§ YOUR OBJECTIVE
Look below for the line with "Convert this chart to D3.js code." and the line with "37.7, 36.6, 36.3];"; repeat exactly those two lines and all lines between them, but no pictures.

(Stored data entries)
━━━━━━━━━━━━━━━━

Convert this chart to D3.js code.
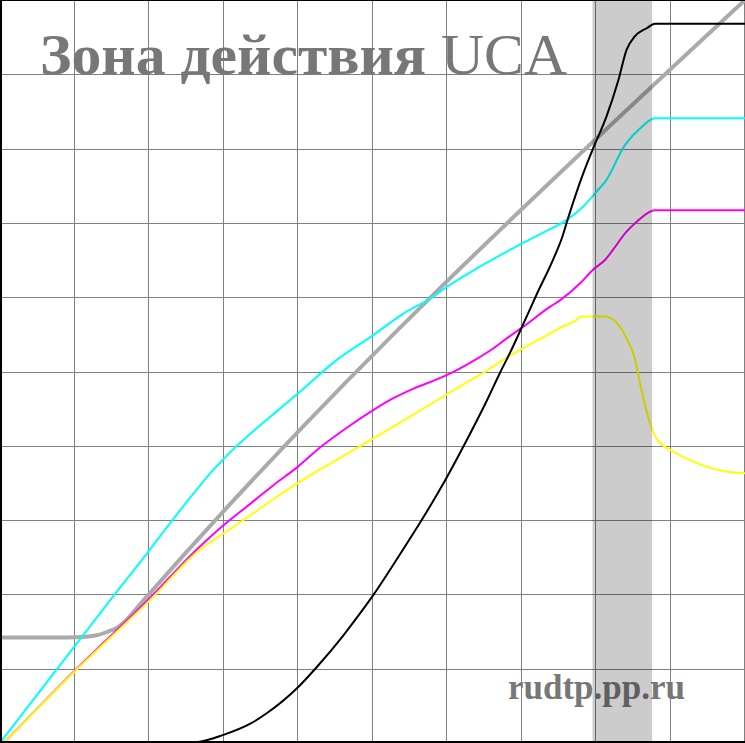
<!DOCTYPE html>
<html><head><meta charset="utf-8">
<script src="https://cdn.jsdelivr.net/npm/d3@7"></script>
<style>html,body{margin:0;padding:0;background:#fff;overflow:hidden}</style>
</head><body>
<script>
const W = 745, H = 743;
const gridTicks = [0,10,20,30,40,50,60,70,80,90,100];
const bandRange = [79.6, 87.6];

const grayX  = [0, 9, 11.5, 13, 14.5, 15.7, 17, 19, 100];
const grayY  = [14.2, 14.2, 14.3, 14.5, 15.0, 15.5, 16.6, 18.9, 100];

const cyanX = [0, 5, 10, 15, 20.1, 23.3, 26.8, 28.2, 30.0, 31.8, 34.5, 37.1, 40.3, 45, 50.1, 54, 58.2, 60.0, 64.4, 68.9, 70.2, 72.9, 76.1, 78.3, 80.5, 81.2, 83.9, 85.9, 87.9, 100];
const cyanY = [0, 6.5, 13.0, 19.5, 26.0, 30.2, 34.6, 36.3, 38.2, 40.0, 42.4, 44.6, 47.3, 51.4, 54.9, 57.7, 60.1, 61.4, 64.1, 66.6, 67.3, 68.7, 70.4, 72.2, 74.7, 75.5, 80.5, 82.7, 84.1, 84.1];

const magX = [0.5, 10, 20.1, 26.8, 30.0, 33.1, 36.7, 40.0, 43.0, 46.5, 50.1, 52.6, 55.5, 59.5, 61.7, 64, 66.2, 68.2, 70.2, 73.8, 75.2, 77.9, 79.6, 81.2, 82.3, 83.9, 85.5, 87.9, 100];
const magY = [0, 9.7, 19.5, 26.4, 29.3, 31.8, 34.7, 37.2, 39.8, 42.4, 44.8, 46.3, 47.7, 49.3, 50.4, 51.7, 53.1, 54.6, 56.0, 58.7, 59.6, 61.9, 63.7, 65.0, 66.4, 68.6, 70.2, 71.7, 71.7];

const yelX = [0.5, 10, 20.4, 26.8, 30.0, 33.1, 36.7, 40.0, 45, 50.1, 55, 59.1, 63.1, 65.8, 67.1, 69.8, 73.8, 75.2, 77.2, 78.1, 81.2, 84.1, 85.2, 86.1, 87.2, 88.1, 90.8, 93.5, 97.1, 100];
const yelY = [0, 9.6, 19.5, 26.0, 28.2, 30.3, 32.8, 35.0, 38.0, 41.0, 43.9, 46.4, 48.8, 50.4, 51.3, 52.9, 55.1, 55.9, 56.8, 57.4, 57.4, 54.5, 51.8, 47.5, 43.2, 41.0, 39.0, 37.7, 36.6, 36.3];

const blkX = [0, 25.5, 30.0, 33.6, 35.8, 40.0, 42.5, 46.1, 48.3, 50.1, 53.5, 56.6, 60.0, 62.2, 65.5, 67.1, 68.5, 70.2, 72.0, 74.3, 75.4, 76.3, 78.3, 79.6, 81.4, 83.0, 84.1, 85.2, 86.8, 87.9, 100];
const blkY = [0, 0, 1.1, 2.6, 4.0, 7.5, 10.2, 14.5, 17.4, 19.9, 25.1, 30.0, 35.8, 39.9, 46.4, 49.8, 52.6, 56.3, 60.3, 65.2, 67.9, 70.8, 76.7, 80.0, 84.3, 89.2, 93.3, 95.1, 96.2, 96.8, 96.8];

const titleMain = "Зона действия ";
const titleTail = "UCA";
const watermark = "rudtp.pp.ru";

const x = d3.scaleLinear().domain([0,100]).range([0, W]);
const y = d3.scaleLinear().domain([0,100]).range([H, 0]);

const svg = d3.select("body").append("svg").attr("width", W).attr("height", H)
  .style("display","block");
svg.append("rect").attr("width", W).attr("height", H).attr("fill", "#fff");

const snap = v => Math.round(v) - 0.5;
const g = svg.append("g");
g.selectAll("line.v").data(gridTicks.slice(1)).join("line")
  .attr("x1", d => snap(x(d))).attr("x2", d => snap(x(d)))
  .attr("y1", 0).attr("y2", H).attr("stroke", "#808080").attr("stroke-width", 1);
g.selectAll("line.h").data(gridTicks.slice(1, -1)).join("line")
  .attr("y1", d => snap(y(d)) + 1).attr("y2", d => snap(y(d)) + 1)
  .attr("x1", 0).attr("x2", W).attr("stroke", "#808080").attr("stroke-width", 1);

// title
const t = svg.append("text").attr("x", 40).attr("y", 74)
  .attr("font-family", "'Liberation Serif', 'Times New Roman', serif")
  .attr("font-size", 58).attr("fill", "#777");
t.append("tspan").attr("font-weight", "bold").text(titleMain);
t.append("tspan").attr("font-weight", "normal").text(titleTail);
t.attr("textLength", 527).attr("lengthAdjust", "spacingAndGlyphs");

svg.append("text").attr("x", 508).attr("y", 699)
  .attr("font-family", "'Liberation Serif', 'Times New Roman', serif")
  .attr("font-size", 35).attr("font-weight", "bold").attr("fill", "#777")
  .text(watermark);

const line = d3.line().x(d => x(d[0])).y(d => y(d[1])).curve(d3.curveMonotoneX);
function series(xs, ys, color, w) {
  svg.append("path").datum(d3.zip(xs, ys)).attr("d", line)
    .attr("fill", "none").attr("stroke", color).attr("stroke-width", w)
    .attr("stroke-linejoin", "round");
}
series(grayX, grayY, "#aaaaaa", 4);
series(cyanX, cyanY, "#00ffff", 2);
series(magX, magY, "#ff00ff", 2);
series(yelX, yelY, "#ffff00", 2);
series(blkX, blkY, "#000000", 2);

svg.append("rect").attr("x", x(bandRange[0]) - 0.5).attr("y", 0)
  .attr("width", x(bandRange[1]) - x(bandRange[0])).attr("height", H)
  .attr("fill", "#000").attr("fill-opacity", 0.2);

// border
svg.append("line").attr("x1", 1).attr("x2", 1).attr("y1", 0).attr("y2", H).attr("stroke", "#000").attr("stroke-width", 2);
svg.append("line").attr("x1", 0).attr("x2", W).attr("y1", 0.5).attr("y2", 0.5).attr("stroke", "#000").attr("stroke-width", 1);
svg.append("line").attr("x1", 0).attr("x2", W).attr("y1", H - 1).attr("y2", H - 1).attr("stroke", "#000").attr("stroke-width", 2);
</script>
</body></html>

━━━━━━━━━━━━━━━━

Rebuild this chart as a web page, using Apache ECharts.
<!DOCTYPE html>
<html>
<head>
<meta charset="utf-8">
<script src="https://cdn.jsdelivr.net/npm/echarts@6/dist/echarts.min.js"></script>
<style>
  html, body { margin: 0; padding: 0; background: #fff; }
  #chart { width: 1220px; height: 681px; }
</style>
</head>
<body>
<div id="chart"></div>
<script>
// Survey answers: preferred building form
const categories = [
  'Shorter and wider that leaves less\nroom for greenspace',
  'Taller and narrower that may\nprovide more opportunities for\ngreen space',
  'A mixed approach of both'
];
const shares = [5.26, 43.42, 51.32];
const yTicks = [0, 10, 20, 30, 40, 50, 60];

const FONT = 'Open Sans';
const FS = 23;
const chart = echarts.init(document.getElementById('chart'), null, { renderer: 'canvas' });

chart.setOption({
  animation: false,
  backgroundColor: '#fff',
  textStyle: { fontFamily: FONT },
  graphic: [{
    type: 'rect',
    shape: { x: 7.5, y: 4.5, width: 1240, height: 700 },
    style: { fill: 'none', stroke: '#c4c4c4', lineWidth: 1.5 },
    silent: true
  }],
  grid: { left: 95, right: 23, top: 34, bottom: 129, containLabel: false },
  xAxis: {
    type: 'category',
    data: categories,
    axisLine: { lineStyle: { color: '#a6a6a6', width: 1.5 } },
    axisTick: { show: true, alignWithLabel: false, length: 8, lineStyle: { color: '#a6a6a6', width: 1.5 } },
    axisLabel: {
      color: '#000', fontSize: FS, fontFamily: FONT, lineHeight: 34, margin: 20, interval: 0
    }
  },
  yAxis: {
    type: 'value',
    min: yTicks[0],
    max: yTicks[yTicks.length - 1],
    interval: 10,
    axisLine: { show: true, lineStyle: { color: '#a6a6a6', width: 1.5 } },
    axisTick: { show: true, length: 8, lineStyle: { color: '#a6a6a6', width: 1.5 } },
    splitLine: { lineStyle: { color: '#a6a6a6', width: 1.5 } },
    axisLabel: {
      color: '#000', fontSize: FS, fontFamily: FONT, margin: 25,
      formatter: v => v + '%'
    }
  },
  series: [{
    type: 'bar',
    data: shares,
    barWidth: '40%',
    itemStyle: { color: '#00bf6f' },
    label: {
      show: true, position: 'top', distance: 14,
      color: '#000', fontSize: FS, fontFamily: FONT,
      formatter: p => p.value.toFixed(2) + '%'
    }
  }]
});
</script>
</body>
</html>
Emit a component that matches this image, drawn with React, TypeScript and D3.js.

━━━━━━━━━━━━━━━━

§ CORRECT ANSWER
Convert this chart to D3.js code.
<!DOCTYPE html>
<html><head><meta charset="utf-8">
<script src="https://cdn.jsdelivr.net/npm/d3@7"></script>
<style>html,body{margin:0;padding:0;background:#fff;overflow:hidden}</style>
</head><body>
<script>
const W = 745, H = 743;
const gridTicks = [0,10,20,30,40,50,60,70,80,90,100];
const bandRange = [79.6, 87.6];

const grayX  = [0, 9, 11.5, 13, 14.5, 15.7, 17, 19, 100];
const grayY  = [14.2, 14.2, 14.3, 14.5, 15.0, 15.5, 16.6, 18.9, 100];

const cyanX = [0, 5, 10, 15, 20.1, 23.3, 26.8, 28.2, 30.0, 31.8, 34.5, 37.1, 40.3, 45, 50.1, 54, 58.2, 60.0, 64.4, 68.9, 70.2, 72.9, 76.1, 78.3, 80.5, 81.2, 83.9, 85.9, 87.9, 100];
const cyanY = [0, 6.5, 13.0, 19.5, 26.0, 30.2, 34.6, 36.3, 38.2, 40.0, 42.4, 44.6, 47.3, 51.4, 54.9, 57.7, 60.1, 61.4, 64.1, 66.6, 67.3, 68.7, 70.4, 72.2, 74.7, 75.5, 80.5, 82.7, 84.1, 84.1];

const magX = [0.5, 10, 20.1, 26.8, 30.0, 33.1, 36.7, 40.0, 43.0, 46.5, 50.1, 52.6, 55.5, 59.5, 61.7, 64, 66.2, 68.2, 70.2, 73.8, 75.2, 77.9, 79.6, 81.2, 82.3, 83.9, 85.5, 87.9, 100];
const magY = [0, 9.7, 19.5, 26.4, 29.3, 31.8, 34.7, 37.2, 39.8, 42.4, 44.8, 46.3, 47.7, 49.3, 50.4, 51.7, 53.1, 54.6, 56.0, 58.7, 59.6, 61.9, 63.7, 65.0, 66.4, 68.6, 70.2, 71.7, 71.7];

const yelX = [0.5, 10, 20.4, 26.8, 30.0, 33.1, 36.7, 40.0, 45, 50.1, 55, 59.1, 63.1, 65.8, 67.1, 69.8, 73.8, 75.2, 77.2, 78.1, 81.2, 84.1, 85.2, 86.1, 87.2, 88.1, 90.8, 93.5, 97.1, 100];
const yelY = [0, 9.6, 19.5, 26.0, 28.2, 30.3, 32.8, 35.0, 38.0, 41.0, 43.9, 46.4, 48.8, 50.4, 51.3, 52.9, 55.1, 55.9, 56.8, 57.4, 57.4, 54.5, 51.8, 47.5, 43.2, 41.0, 39.0, 37.7, 36.6, 36.3];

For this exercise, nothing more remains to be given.